**EXERCISE DIRECTIONS**
Your task is to transcribe, without alteration, the lines from the top of the material below through the line bearing "import plotly.graph_objects as go", inclusive.

**DATA SECTION**
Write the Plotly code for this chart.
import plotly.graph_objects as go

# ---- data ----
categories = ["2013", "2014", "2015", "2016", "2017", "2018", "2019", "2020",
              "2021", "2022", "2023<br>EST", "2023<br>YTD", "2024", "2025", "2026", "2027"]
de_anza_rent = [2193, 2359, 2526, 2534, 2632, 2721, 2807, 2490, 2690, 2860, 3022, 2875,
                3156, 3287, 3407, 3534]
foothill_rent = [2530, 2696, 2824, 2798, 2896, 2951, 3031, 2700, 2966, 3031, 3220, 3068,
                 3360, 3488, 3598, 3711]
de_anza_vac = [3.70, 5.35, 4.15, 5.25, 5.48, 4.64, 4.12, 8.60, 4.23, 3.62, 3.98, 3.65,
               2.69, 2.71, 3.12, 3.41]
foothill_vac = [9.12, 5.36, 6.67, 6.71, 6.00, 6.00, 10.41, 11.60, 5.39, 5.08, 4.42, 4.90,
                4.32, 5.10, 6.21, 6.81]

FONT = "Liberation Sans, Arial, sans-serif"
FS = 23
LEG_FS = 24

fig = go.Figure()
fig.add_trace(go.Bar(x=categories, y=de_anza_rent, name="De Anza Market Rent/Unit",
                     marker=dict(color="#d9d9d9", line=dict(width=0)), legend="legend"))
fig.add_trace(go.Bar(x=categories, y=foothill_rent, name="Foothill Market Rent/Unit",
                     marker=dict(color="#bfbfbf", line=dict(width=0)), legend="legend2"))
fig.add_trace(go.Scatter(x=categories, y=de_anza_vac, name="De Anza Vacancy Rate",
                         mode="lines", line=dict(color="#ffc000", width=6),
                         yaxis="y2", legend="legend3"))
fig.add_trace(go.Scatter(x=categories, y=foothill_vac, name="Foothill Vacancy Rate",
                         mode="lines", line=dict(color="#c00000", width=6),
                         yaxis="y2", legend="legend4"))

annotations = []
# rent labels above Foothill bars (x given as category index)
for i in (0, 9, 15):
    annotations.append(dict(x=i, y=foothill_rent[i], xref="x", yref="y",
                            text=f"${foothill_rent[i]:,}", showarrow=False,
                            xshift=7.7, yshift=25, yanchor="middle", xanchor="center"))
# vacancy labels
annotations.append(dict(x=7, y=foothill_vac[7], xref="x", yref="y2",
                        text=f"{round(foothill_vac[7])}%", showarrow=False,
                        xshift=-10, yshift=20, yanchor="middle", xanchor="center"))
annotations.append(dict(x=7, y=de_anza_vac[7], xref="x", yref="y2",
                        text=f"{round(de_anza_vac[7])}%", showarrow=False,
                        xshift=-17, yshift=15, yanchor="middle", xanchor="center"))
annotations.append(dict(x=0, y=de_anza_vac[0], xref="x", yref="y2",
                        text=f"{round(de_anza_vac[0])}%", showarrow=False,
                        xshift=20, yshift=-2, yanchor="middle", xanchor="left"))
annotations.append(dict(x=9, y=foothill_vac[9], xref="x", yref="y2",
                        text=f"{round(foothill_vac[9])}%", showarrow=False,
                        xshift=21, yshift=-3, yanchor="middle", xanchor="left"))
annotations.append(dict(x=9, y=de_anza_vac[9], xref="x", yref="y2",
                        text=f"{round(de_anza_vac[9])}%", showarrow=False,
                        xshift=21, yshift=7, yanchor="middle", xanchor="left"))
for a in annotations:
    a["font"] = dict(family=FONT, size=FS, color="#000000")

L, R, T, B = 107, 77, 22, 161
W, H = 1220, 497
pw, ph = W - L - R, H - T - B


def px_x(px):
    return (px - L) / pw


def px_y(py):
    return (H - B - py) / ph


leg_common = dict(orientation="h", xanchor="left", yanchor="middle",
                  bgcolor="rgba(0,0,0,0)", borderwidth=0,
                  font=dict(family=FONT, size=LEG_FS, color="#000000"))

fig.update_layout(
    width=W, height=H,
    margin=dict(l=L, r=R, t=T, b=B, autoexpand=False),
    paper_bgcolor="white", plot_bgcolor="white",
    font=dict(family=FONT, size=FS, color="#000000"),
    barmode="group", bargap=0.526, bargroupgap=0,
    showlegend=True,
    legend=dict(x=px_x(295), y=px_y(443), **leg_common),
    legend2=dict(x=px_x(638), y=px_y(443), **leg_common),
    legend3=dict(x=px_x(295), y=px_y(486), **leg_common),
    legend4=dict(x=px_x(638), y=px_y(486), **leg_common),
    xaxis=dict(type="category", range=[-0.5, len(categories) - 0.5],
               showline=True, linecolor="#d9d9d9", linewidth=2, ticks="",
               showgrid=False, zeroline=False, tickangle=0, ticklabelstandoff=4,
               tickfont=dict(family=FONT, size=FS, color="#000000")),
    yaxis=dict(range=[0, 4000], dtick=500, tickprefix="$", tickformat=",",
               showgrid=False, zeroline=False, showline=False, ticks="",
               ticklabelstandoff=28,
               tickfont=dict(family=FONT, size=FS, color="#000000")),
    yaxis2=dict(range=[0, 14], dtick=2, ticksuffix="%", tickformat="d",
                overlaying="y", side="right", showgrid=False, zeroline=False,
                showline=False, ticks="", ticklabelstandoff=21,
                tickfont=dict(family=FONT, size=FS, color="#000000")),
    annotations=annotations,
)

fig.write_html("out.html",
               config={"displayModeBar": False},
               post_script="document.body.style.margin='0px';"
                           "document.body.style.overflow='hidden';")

**RESPONSE TO THE EXERCISE**
Write the Plotly code for this chart.
import plotly.graph_objects as go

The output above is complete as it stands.